That's the reality facing a host of Orange Hawks' imports as the Group 10 competition we know and love looks dangerously close to being put on ice for the remainder of the season.
And while it's important to not complain too much about what are truthfully first world problems, it's OK to empathise with some of the blokes sitting in Orange right now twiddling their thumbs.
Take Steven Widders for example.
The 25-year-old packed his bags and moved from Newcastle to a fairly unfamiliar town to play footy for the Orange Hawks... and now he can't even do that.
Throw Widders into a pile with Marcel Ikinofo, Tom Romer, Wayne Parker and John Taulaga, and you've got three fairly uncertain and uncomfortable Orange Hawks' recruits.
But it's not just the boys in blue who are facing these problems as there's a host of players from around the region who are living away from home and waiting for an answer on the short-term future of rugby league in the Central West.
By just talking to him, you can tell that Widders is a glass-half-full kind of bloke and he's not about to act like what he and many others are going through is the worst situation in the world, but it's certainly an inconvenience he and so many others could do without.

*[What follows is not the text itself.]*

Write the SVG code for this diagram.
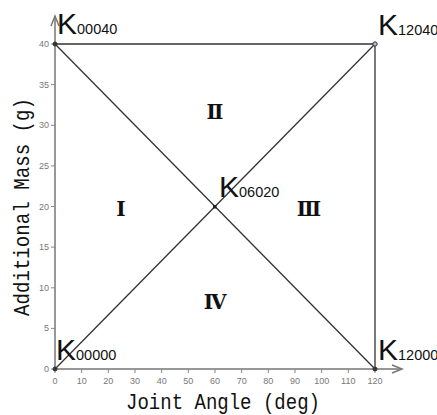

"It kind of sucks because I've travelled so far away from home to play footy and not knowing if you're going to play is what makes it hard. It's just frustrating that no one knows," Widders said.
"Everyone just wants an answer. You hear rumours that it's going to be canned but Willie [Heta] is hopeful that we're going to play but it's going to be later."

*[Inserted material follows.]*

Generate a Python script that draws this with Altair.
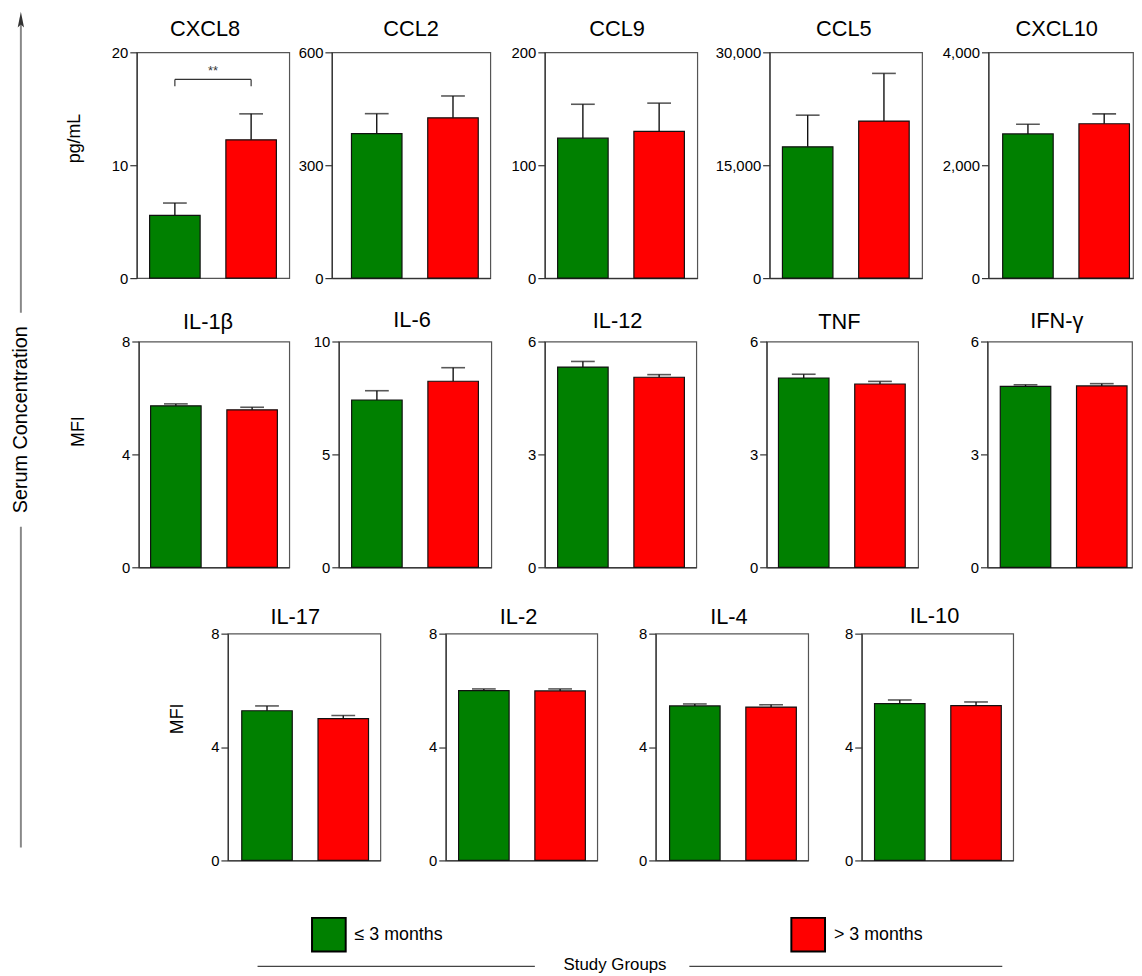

While we can't hold the lack of certainty against the powers that be, you just wish there was an answer coming, if not sooner rather than later.
That way blokes like Steven - and all of the region's rugby league imports - could make a decision that best suits themselves and their families.
Group 10 president Linore Zamparini is on the record saying there's a genuine chance we won't see any footy at any level in 2020.
"At the end of the day we might not end up playing rugby league this year, and that goes right up to the national level in NRL. It's certainly hurting there," he said last week.
As far as Widders goes, he's having a tricky time trying to figure out if he'll stay in Orange should the season be abandoned, and if he'll come back in 2021 to finish what he started.
"At this point I'll probably stick the season out, work and try to save some money," Widders said.
"A lot lot of Tinder as well, I reckon," he laughed.
And in all seriousness, Tinder probably isn't a bad bet. Same with Facebook, same with Instagram, same with YouTube.
As Piers Morgan said on Good Morning Great Britain on March 30, the only thing citizens are being asked to do is 'sit at home and watch telly'.
Not only does Widders back his Tinder game - and his ability to sit at home and watch telly - he's confident that if everyone keeps doing the right thing, there's a good chance Group 10 could be back on the park by June, just in time to play each side one time each.
"I'd love to get eight rounds in," he said.
"We'd still get to play and still get to see a game cheque."
"If the NRL gets to play I reckon we're a shot but there's been a lot of cancellations in Queensland so I'm not sure what's going to happen."
During a situation like this, you can't lose your perspective.
Yes, us sports fanatics are doing it tough.
Yes, the Group 10 imports who came from out-of-town are doing it tough.
But we can't lose sight of the fact that the issues we're talking about right now regarding a game that's played with an egg-shaped ball, are fairly trivial in the scheme of things.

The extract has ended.